Finding a Needle in an Information Explosion
Computerized databases, genomics, high-resolution medical imaging and other scientific advances have created new research and treatment opportunities, but also one big challenge—how to extract meaningful information from massive amounts of data.
Fifty years ago, researchers had to deal with filing cabinets full of paper forms. Now they routinely deal with digital databases containing terabytes. (A terabyte is 1,000 gigabytes of information; a standard DVD can contain about 4.5 gigabytes.) That much electronic information creates problems both for computer scientists and for statisticians.
“Our group works on six or seven very large data sets, and the problem is that the size of these data sets increases exponentially over time. We now see routinely, 1 terabyte, 10 terabyes, 100 terabytes, even one petabyte,” says biostatistican Ciprian Crainiceanu.
“This challenges our ability even to manage this data,” says biostatistician Karen Bandeen-Roche. “Novel computing strategies and novel statistical strategies are needed.”
Researchers working in genomics and proteomics have to track tens of thousands of data points per individual. Medical scans generate hundreds of thousands of pixels of data. And as electronic medical databases are compiled and networked, huge sets of medical records are becoming available for research.

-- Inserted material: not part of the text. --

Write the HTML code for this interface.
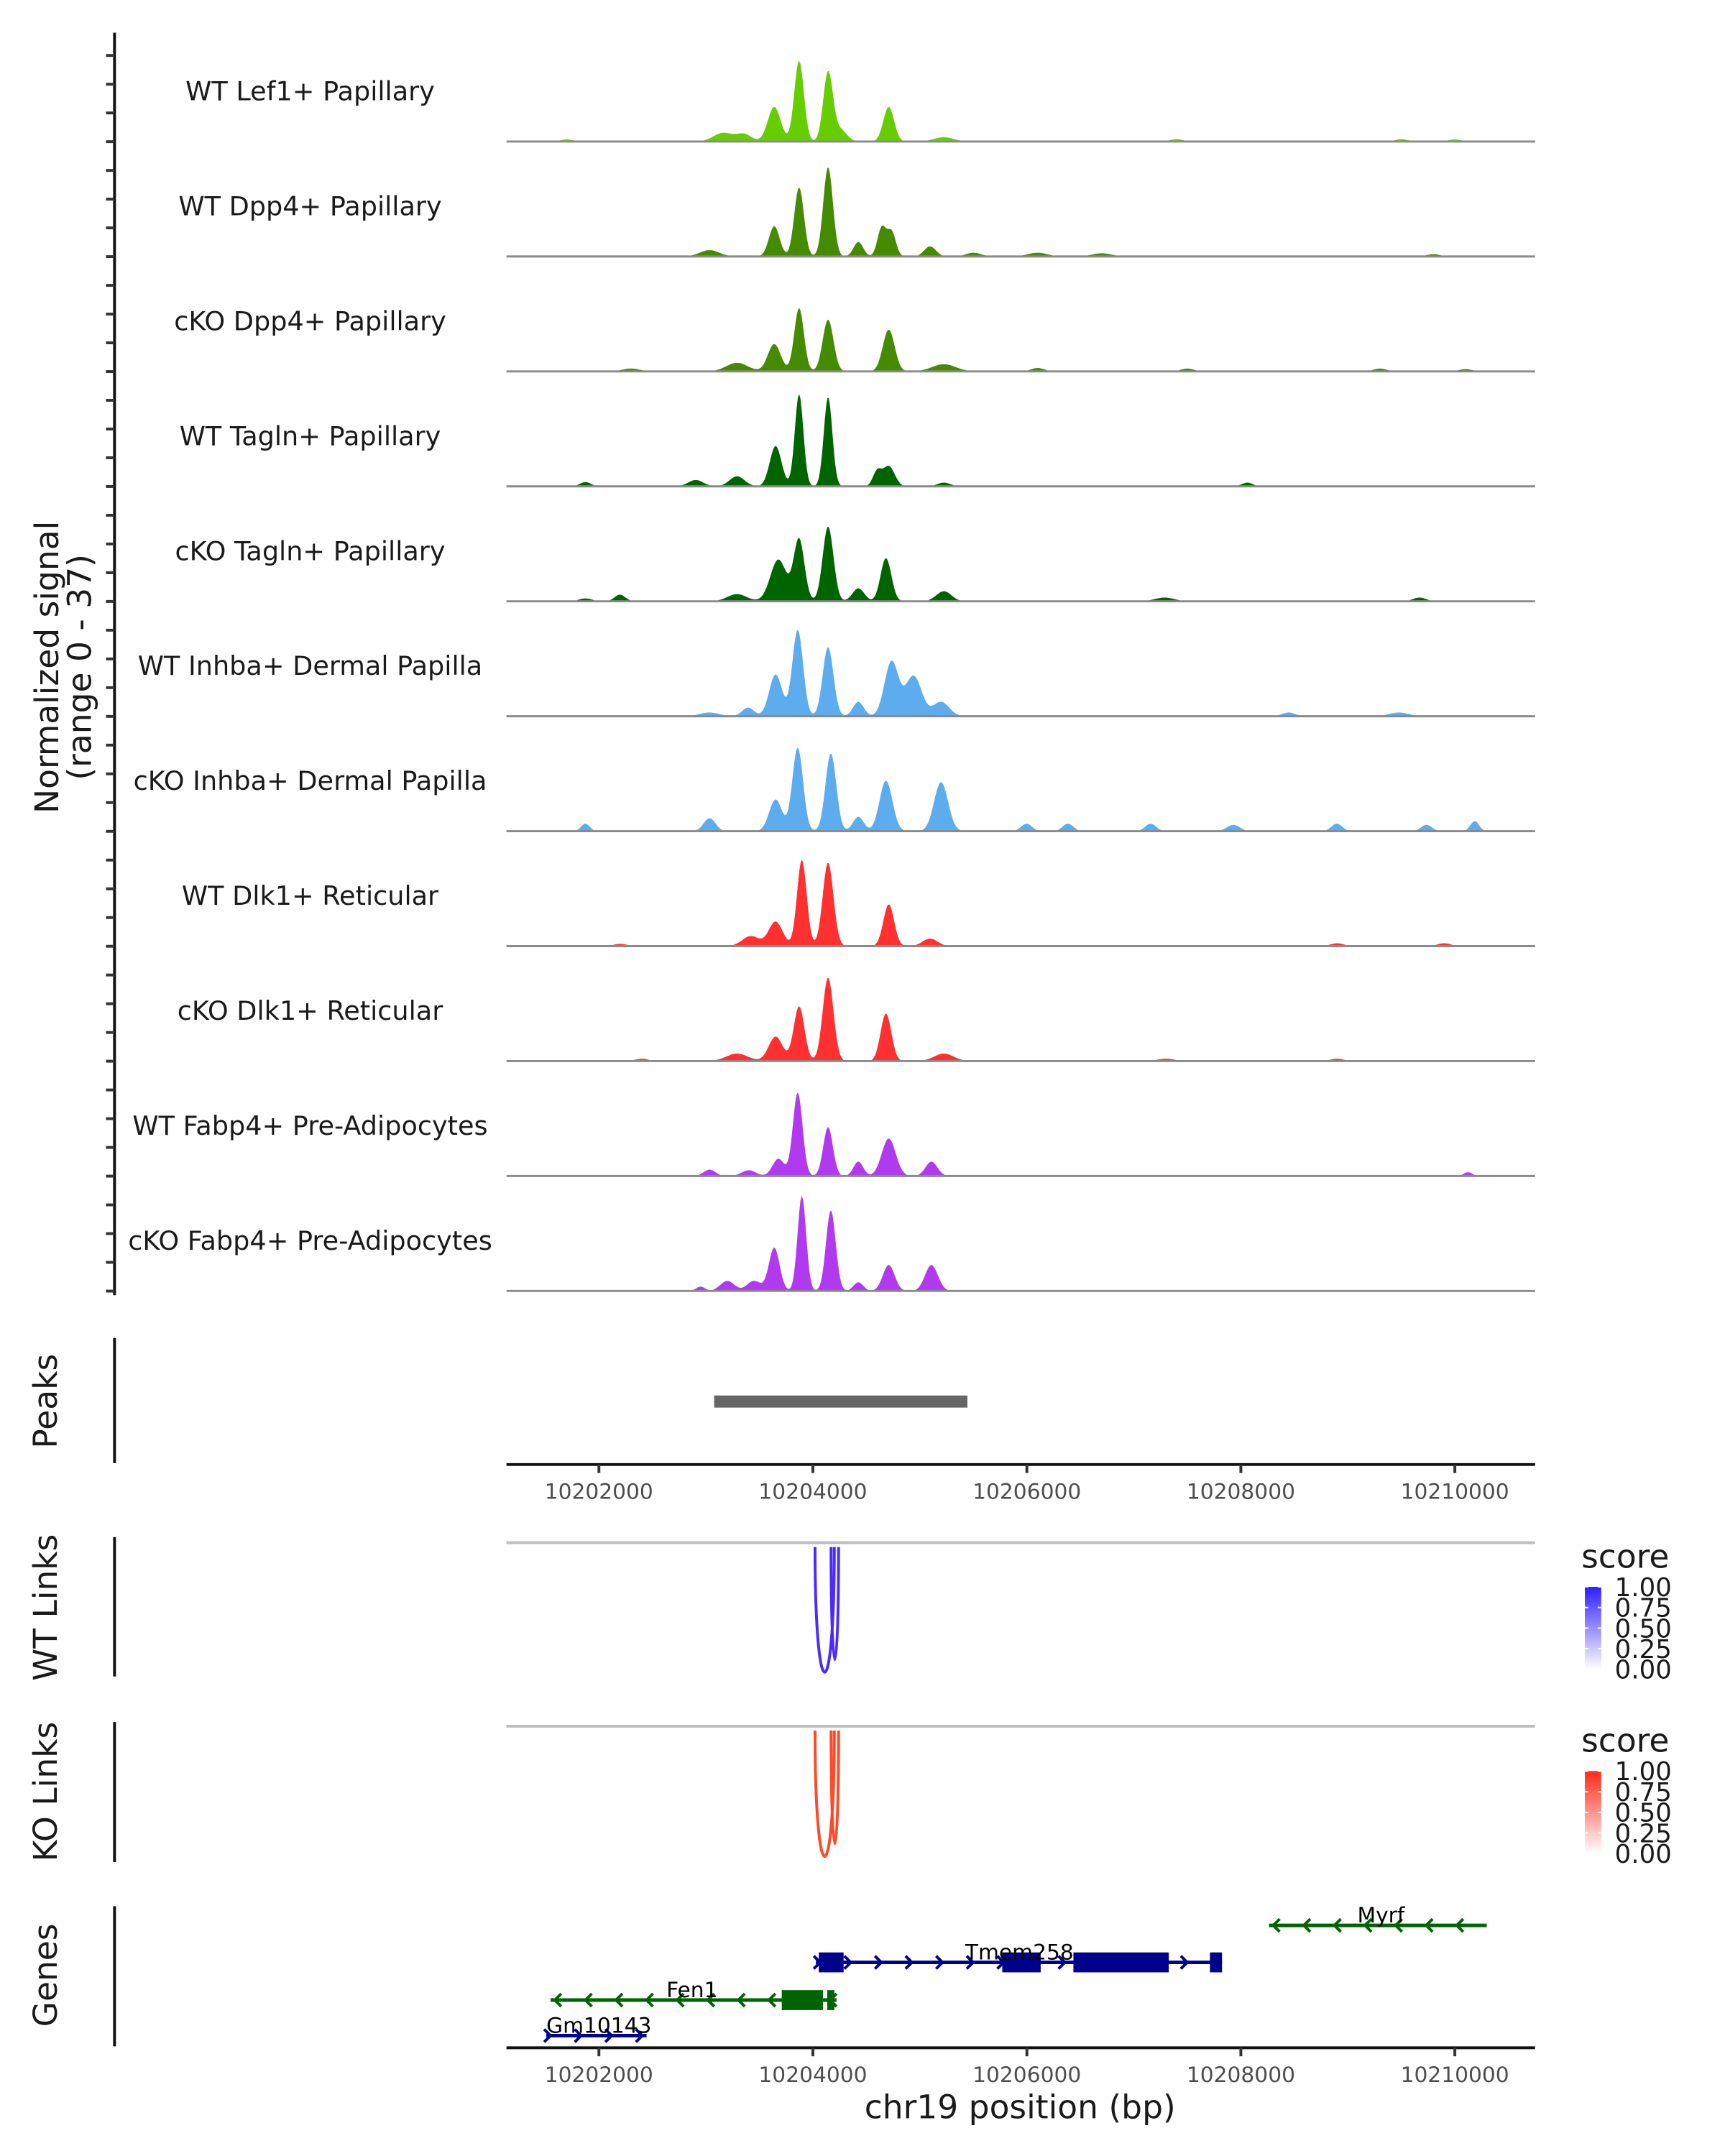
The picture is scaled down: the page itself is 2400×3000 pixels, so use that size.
<!DOCTYPE html>
<html><head><meta charset="utf-8"><style>
html,body{margin:0;padding:0;background:#fff;}
svg{display:block;font-family:"DejaVu Sans","Liberation Sans",sans-serif;}
</style></head><body>
<svg id="fig" width="2400" height="3000" viewBox="0 0 2400 3000" xmlns="http://www.w3.org/2000/svg">
<g transform="scale(0.9897)">
<g id="static">
 <text transform="translate(82,938) rotate(-90)" text-anchor="middle" font-size="46" fill="#1a1a1a">Normalized signal</text>
 <text transform="translate(128,938) rotate(-90)" text-anchor="middle" font-size="46" fill="#1a1a1a">(range 0 - 37)</text>
 <text transform="translate(80,1970) rotate(-90)" text-anchor="middle" font-size="46" fill="#1a1a1a">Peaks</text>
 <text transform="translate(80,2260) rotate(-90)" text-anchor="middle" font-size="46" fill="#1a1a1a">WT Links</text>
 <text transform="translate(80,2519) rotate(-90)" text-anchor="middle" font-size="46" fill="#1a1a1a">KO Links</text>
 <text transform="translate(80,2777) rotate(-90)" text-anchor="middle" font-size="46" fill="#1a1a1a">Genes</text>
 <line x1="161" y1="46" x2="161" y2="1821" stroke="#111" stroke-width="4"/>
 <line x1="161" y1="1881" x2="161" y2="2057" stroke="#111" stroke-width="4"/>
 <line x1="161" y1="2161" x2="161" y2="2357" stroke="#111" stroke-width="4"/>
 <line x1="161" y1="2421" x2="161" y2="2618" stroke="#111" stroke-width="4"/>
 <line x1="161" y1="2680" x2="161" y2="2877" stroke="#111" stroke-width="4"/>
 <text x="1434" y="2978" text-anchor="middle" font-size="46" fill="#1a1a1a">chr19 position (bp)</text>
</g>
<g id="dyn"></g>
</g>
</svg>
<script>
// ---- data ----
const trackLabels = ["WT Lef1+ Papillary","WT Dpp4+ Papillary","cKO Dpp4+ Papillary","WT Tagln+ Papillary","cKO Tagln+ Papillary","WT Inhba+ Dermal Papilla","cKO Inhba+ Dermal Papilla","WT Dlk1+ Reticular","cKO Dlk1+ Reticular","WT Fabp4+ Pre-Adipocytes","cKO Fabp4+ Pre-Adipocytes"];
const trackColors = ["#66CD00","#458B00","#458B00","#006400","#006400","#5CACEE","#5CACEE","#FF3030","#FF3030","#B23AEE","#B23AEE"];
// peaks per track: [center bp, height (0-37), width bp]
const peaksLef1 = [[10203871,28,45],[10204142,24,45],[10203639,12,60],[10204709,12,50],[10203162,3,90],[10203356,2.5,70],[10204258,4,60],[10205224,1.5,90],[10201700,0.7,60],[10209500,0.8,60],[10210000,0.7,60],[10207400,0.8,60]];
const peaksDpp4 = [[10203871,24,45],[10204142,31,45],[10203639,10.5,50],[10204644,10,40],[10204735,8.5,40],[10204425,5,45],[10205095,3.5,55],[10203034,2.2,90],[10205500,1.3,70],[10206100,1.3,90],[10206700,1.1,90],[10209800,0.8,60]];
const peaksCkoDpp4 = [[10203871,22,45],[10204142,18,50],[10203639,9.5,60],[10204709,14.5,55],[10203291,3,100],[10205224,2.5,110],[10202300,1,80],[10206100,1.2,60],[10207500,1,60],[10209300,1,60],[10210100,0.8,60]];
const peaksTagln = [[10203871,32,40],[10204142,31,40],[10203652,14,55],[10204709,7,55],[10204600,5,40],[10203291,3.5,70],[10202905,2.2,70],[10201874,1.5,50],[10208059,1.3,50],[10205224,1.3,60]];
const peaksCkoTagln = [[10204142,26,50],[10203871,21.5,50],[10203678,14.5,75],[10204683,15,50],[10204425,4.5,55],[10205224,3.5,70],[10203291,2.5,90],[10202196,2.3,50],[10207286,1.3,90],[10209670,1.3,60],[10201874,1,60]];
const peaksInhba = [[10203858,30,50],[10204142,24,50],[10203652,14.5,60],[10204735,19,65],[10204941,14,75],[10205198,5,75],[10204425,5,50],[10203394,3,55],[10203034,1.3,90],[10208446,1.3,60],[10209477,1.3,90]];
const peaksCkoInhba = [[10203858,29,50],[10204168,27,50],[10204683,17.5,60],[10205198,17,65],[10203652,11,60],[10204425,5,50],[10203034,4.5,55],[10201874,2.6,40],[10205997,2.6,50],[10206384,2.6,50],[10207157,2.6,50],[10207930,2.2,60],[10208897,2.6,50],[10209735,2.2,50],[10210186,3.5,40]];
const peaksDlk1 = [[10203897,30,45],[10204142,29,50],[10204709,14.5,50],[10203652,8.5,65],[10203420,3.5,80],[10205095,2.6,70],[10202200,0.8,60],[10208900,1,60],[10209900,1,60]];
const peaksCkoDlk1 = [[10204142,29,50],[10203871,19,50],[10204683,16.5,50],[10203652,8.5,65],[10203291,2.6,100],[10205224,2.6,90],[10202400,0.8,60],[10207300,0.8,80],[10208900,0.8,60]];
const peaksFabp4 = [[10203858,29,45],[10204142,17,45],[10204709,13,65],[10204425,5,45],[10203678,6,55],[10205108,5,55],[10203034,2.2,55],[10203400,2,65],[10210122,1.3,40]];
const peaksCkoFabp4 = [[10203897,33,40],[10204168,28,45],[10203639,15,50],[10204709,9,55],[10205108,9,60],[10204425,3,45],[10203200,3.5,65],[10203450,3.5,65],[10202950,1.5,40]];
const trackPeaks = [peaksLef1,peaksDpp4,peaksCkoDpp4,peaksTagln,peaksCkoTagln,peaksInhba,peaksCkoInhba,peaksDlk1,peaksCkoDlk1,peaksFabp4,peaksCkoFabp4];
const xTicks = [10202000,10204000,10206000,10208000,10210000];
const peakRegions = [[10203077,10205444]];
const wtLinks = [[10204020,10204200,1.0],[10204170,10204240,0.9]];
const koLinks = [[10204020,10204200,1.0],[10204170,10204240,0.9]];
const legendTicks = ["1.00","0.75","0.50","0.25","0.00"];
const geneNames = ["Myrf","Tmem258","Fen1","Gm10143"];
const geneStarts = [10208263,10204028,10201548,10201508];
const geneEnds = [10210298,10207824,10204221,10202445];
const geneStrand = [-1,1,-1,1];
const geneColors = ["#006400","#00008B","#006400","#00008B"];
const geneExons = [[],[[10204055,10204287],[10205770,10206129],[10206435,10207326],[10207711,10207824]],[[10203709,10204094],[10204134,10204201]],[]];
const geneLabelPos = [10209310,10205930,10202870,10202000];

// ---- scales ----
const X0=712, X1=2158, BP0=10201136, BP1=10210750;
const x = bp => X0 + (bp-BP0)/(BP1-BP0)*(X1-X0);
const baseY = i => 199 + i*161.6;
const yScale = v => v/37*150;
const NS="http://www.w3.org/2000/svg";
const dyn=document.getElementById('dyn');
function mk(tag, attrs, parent){const e=document.createElementNS(NS,tag);for(const k in attrs)e.setAttribute(k,attrs[k]);(parent||dyn).appendChild(e);return e;}

// ---- coverage tracks ----
for(let i=0;i<trackLabels.length;i++){
  const g=mk('g',{});
  
  
  const b=baseY(i);
  let d='M'+X0+','+b;
  for(let bp=BP0; bp<=10210500; bp+=12){
    let v=0;
    for(const p of trackPeaks[i]){const z=(bp-p[0])/p[2]; v+=p[1]*Math.exp(-0.5*z*z);}
    if(v<0.35)v=0;
    d+=' L'+x(bp).toFixed(1)+','+(b-yScale(Math.min(v,37))).toFixed(1);
  }
  d+=' L'+x(10210500)+','+b+' Z';
  const a=mk('path',{d:d,fill:trackColors[i]},g);
  
  
  const l=mk('line',{x1:X0,x2:X1,y1:b,y2:b,stroke:'#8a8a8a','stroke-width':3},g);
  
  
  const t=mk('text',{x:436,y:b-58,'text-anchor':'middle','font-size':37,fill:'#1a1a1a'},g);
  t.textContent=trackLabels[i];
  
  
}
// y ticks
for(let y=78; y<=1821; y+=40.4){
  const tk=mk('line',{x1:149,x2:161,y1:y,y2:y,stroke:'#333','stroke-width':4});
  
  
}
// peaks
for(const r of peakRegions){
  const pr=mk('rect',{x:x(r[0]),y:1962,width:x(r[1])-x(r[0]),height:17,fill:'#666'});
  
  
}
// x axes
function xAxis(y){
  const ax=mk('line',{x1:X0,x2:X1,y1:y,y2:y,stroke:'#111','stroke-width':4});
  
  
  for(const t of xTicks){
    const tk=mk('line',{x1:x(t),x2:x(t),y1:y,y2:y+12,stroke:'#333','stroke-width':4});
    
    
    const tl=mk('text',{x:x(t),y:y+48,'text-anchor':'middle','font-size':30,fill:'#4d4d4d'});
    tl.textContent=t;
    
    
  }
}
xAxis(2059); xAxis(2879);
// links
function linkPanel(top,bottom,links,color,legendTop,gradId,c1){
  const gl=mk('line',{x1:X0,x2:X1,y1:top,y2:top,stroke:'#bebebe','stroke-width':4});
  
  
  for(const L of links){
    const depth=(bottom-top-6)*L[2];
    const c=top+6+depth/0.75;
    const p=mk('path',{d:`M${x(L[0])},${top+6} C${x(L[0])},${c} ${x(L[1])},${c} ${x(L[1])},${top+6}`,fill:'none',stroke:color,'stroke-width':4});
    
    
  }
  const defs=mk('defs',{});
  const lg=mk('linearGradient',{id:gradId,x1:0,y1:1,x2:0,y2:0},defs);
  mk('stop',{offset:0,'stop-color':'#ffffff'},lg);
  mk('stop',{offset:1,'stop-color':c1},lg);
  const st=mk('text',{x:2223,y:legendTop,'font-size':46,fill:'#1a1a1a'});
  st.textContent='score';
  
  
  const bt=legendTop+27, bh=116;
  const bar=mk('rect',{x:2228,y:bt,width:23,height:bh,fill:`url(#${gradId})`});
  
  
  legendTicks.forEach((lab,k)=>{
    const yy=bt+k*bh/4;
    mk('line',{x1:2228,x2:2233,y1:yy,y2:yy,stroke:'#fff','stroke-width':2});
    mk('line',{x1:2246,x2:2251,y1:yy,y2:yy,stroke:'#fff','stroke-width':2});
    const tl=mk('text',{x:2270,y:yy+13,'font-size':36,fill:'#1a1a1a'});
    tl.textContent=lab;
    
    
  });
}
linkPanel(2169,2351,wtLinks,'#4B2BFF',2204,'gblue','#2D1EFF');
linkPanel(2427,2610,koLinks,'#FF4A2A',2463,'gred','#FF2A1A');
// genes
const geneRowY=[2707,2759,2812,2862];
geneNames.forEach((nm,i)=>{
  const g=mk('g',{});
  
  
  const y=geneRowY[i], c=geneColors[i];
  const xs=x(geneStarts[i]), xe=x(geneEnds[i]);
  mk('line',{x1:xs,x2:xe,y1:y,y2:y,stroke:c,'stroke-width':5},g);
  for(let xx=xs+6; xx<=xe; xx+=43){
    const dx=geneStrand[i]*9;
    mk('path',{d:`M${xx-dx},${y-9} L${xx},${y} L${xx-dx},${y+9}`,fill:'none',stroke:c,'stroke-width':4},g);
  }
  for(const ex of geneExons[i]){
    const r=mk('rect',{x:x(ex[0]),y:y-14,width:x(ex[1])-x(ex[0]),height:28,fill:c},g);
    
    
  }
  const t=mk('text',{x:x(geneLabelPos[i]),y:y-4,'text-anchor':'middle','font-size':30,fill:'#000'},g);
  t.textContent=nm;
  
  
});
</script>
</body></html>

This much data can overwhelm standard statistical packages, which weren’t designed to deal with such enormous datasets. It can also challenge a researcher looking for real relationships in the mass of data. “How does one tease out scientifically important effects from statistically significant effects?” asks Bandeen-Roche. Complicating the challenge is the genesis of the data collected: “Many large data resources are not collected with the scientific ends to which they may be applied explicitly in mind,” she says.
Researchers have had to deal with big datasets for years in fields such as astronomy and genomics, says biostatistician Rafael Irizarry. But the issue of huge datasets has since become more general.
Statisticians and computer scientists are beginning to team up to tackle the problem, and they are even crossing disciplines. For example, predicting health outcomes from medical imaging datasets and predicting individual movie preferences based on a database of other viewers’ choices might have some techniques in common, says Irizarry.
One thing’s for sure, says Crainiceanu: More researchers who specialize in such problems are needed. “There are very few people who think from the perspective of analyzing large datasets,” he says. “[There] is a lack of well-qualified people in this area.”